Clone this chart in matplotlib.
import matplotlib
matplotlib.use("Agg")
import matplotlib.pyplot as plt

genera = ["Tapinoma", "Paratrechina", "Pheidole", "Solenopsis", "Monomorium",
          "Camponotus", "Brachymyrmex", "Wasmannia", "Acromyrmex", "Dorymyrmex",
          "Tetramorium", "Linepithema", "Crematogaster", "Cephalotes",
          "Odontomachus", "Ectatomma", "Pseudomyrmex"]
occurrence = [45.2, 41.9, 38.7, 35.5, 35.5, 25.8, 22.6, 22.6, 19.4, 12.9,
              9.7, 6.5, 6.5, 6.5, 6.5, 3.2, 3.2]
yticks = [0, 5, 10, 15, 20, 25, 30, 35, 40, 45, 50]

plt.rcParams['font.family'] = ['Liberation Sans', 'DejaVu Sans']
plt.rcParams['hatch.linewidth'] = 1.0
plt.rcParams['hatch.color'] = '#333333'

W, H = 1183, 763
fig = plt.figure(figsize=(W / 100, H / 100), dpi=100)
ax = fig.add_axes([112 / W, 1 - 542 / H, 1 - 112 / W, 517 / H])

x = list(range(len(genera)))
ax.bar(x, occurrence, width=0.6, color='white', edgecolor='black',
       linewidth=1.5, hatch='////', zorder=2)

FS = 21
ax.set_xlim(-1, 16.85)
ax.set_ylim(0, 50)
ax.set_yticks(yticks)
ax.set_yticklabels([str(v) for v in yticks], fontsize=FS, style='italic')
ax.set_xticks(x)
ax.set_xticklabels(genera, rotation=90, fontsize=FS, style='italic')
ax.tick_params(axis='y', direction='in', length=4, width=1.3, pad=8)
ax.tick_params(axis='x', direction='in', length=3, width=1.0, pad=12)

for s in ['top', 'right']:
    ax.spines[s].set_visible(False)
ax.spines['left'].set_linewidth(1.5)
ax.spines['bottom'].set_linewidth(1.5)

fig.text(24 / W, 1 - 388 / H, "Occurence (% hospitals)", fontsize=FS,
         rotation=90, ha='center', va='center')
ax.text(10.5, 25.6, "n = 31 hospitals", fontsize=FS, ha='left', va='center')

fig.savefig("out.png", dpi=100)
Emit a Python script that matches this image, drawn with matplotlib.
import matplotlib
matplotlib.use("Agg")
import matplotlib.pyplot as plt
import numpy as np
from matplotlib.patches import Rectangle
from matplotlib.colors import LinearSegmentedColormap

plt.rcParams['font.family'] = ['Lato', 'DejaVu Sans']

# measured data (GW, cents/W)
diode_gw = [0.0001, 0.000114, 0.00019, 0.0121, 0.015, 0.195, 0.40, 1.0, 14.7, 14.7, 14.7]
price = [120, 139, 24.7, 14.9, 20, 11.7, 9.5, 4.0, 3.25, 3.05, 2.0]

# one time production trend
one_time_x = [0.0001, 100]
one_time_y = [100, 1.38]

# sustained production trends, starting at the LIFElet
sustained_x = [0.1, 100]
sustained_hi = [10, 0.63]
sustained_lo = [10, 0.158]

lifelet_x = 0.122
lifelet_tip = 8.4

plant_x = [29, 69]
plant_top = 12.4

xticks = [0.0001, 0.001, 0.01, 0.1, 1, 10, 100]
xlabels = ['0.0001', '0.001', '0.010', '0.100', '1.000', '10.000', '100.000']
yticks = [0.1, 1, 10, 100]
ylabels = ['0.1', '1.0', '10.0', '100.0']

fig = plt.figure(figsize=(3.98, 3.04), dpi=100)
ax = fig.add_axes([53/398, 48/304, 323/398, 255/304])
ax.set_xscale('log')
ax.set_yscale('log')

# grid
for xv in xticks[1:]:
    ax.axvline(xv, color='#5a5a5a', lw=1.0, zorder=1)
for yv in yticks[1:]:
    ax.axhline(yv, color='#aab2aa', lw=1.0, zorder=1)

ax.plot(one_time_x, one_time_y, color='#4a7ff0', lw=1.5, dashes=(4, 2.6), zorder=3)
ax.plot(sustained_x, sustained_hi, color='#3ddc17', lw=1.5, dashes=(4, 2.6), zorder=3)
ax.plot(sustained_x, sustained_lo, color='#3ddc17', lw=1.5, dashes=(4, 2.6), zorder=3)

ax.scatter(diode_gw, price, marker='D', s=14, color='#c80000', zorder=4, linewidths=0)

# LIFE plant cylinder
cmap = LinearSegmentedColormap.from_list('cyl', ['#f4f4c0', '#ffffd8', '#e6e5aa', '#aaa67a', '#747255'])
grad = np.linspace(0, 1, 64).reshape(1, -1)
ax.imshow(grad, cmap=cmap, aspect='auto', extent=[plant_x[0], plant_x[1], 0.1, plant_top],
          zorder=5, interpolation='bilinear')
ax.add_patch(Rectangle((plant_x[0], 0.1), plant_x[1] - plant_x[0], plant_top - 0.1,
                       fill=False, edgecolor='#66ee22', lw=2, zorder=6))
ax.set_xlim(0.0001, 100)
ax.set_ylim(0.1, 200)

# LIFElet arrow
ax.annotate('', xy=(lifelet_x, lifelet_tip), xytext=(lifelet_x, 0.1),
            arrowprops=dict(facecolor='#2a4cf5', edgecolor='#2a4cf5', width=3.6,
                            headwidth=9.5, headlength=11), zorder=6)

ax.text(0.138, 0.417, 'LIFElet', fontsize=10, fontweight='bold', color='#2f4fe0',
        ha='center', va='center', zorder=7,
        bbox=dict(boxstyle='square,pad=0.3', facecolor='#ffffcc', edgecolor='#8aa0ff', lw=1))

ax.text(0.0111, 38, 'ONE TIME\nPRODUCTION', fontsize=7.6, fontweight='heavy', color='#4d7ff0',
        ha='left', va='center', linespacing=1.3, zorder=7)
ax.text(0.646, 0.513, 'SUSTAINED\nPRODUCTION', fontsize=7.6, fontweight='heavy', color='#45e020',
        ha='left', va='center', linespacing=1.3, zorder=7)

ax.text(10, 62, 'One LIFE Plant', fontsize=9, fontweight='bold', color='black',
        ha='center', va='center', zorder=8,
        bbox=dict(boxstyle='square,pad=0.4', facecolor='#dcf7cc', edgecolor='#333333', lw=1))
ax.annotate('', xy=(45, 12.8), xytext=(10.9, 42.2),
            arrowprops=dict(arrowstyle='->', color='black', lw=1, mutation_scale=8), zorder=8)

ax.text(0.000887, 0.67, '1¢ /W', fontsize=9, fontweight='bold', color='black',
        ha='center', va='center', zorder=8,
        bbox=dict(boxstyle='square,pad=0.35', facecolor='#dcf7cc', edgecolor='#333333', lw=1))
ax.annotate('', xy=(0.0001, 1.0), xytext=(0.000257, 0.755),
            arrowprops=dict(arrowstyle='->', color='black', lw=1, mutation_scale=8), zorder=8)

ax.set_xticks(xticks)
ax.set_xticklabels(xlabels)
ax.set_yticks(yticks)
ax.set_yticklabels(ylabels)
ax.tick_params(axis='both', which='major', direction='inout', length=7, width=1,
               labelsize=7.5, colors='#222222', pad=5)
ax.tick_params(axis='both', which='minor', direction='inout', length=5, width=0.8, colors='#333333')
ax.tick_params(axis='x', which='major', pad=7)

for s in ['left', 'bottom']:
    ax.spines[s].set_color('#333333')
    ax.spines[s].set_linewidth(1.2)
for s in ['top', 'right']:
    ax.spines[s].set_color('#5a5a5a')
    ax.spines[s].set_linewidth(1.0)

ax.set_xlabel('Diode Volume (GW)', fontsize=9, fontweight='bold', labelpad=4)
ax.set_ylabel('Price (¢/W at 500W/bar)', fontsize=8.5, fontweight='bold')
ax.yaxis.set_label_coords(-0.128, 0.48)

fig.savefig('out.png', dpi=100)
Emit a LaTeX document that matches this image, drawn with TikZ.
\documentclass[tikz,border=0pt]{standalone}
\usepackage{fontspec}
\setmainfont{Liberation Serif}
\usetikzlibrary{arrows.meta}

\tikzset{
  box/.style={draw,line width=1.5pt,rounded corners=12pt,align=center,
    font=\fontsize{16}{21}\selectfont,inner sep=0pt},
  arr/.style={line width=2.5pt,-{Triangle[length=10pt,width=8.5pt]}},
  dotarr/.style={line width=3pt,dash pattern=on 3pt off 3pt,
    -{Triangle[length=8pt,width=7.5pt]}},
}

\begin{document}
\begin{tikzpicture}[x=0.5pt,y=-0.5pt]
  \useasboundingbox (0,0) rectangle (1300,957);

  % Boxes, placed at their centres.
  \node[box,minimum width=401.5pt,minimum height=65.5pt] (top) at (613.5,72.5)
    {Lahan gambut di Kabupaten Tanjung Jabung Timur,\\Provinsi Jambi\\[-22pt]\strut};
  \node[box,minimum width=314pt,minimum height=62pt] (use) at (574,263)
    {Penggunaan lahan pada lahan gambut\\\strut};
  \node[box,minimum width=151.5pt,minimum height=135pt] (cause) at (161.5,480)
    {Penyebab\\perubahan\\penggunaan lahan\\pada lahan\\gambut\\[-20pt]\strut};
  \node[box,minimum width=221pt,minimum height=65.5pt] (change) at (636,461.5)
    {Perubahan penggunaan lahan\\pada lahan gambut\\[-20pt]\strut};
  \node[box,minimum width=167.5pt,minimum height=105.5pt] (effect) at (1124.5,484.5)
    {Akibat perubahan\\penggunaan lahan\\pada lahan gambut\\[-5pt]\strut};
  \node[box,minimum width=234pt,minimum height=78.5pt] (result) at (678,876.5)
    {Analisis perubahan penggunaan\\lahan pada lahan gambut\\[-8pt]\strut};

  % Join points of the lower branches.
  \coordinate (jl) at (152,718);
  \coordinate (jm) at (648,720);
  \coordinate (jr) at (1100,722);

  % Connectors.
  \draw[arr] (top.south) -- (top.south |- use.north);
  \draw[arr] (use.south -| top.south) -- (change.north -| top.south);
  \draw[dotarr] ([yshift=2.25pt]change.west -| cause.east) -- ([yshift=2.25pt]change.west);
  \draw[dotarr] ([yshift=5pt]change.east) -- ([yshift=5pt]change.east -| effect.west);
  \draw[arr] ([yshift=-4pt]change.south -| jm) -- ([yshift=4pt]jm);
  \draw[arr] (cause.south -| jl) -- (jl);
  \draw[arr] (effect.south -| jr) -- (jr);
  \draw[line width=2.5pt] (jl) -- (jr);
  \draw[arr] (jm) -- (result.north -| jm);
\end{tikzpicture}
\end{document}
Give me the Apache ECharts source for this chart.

Required task - Extract the lines of the preceding material that run from the line with "Emit a Python" through the line with "from matplotlib.colors import", inclusive, reproducing them exactly and adding nothing.

Solution to the problem -
Emit a Python script that matches this image, drawn with matplotlib.
import matplotlib
matplotlib.use("Agg")
import matplotlib.pyplot as plt
import numpy as np
from matplotlib.patches import Rectangle
from matplotlib.colors import LinearSegmentedColormap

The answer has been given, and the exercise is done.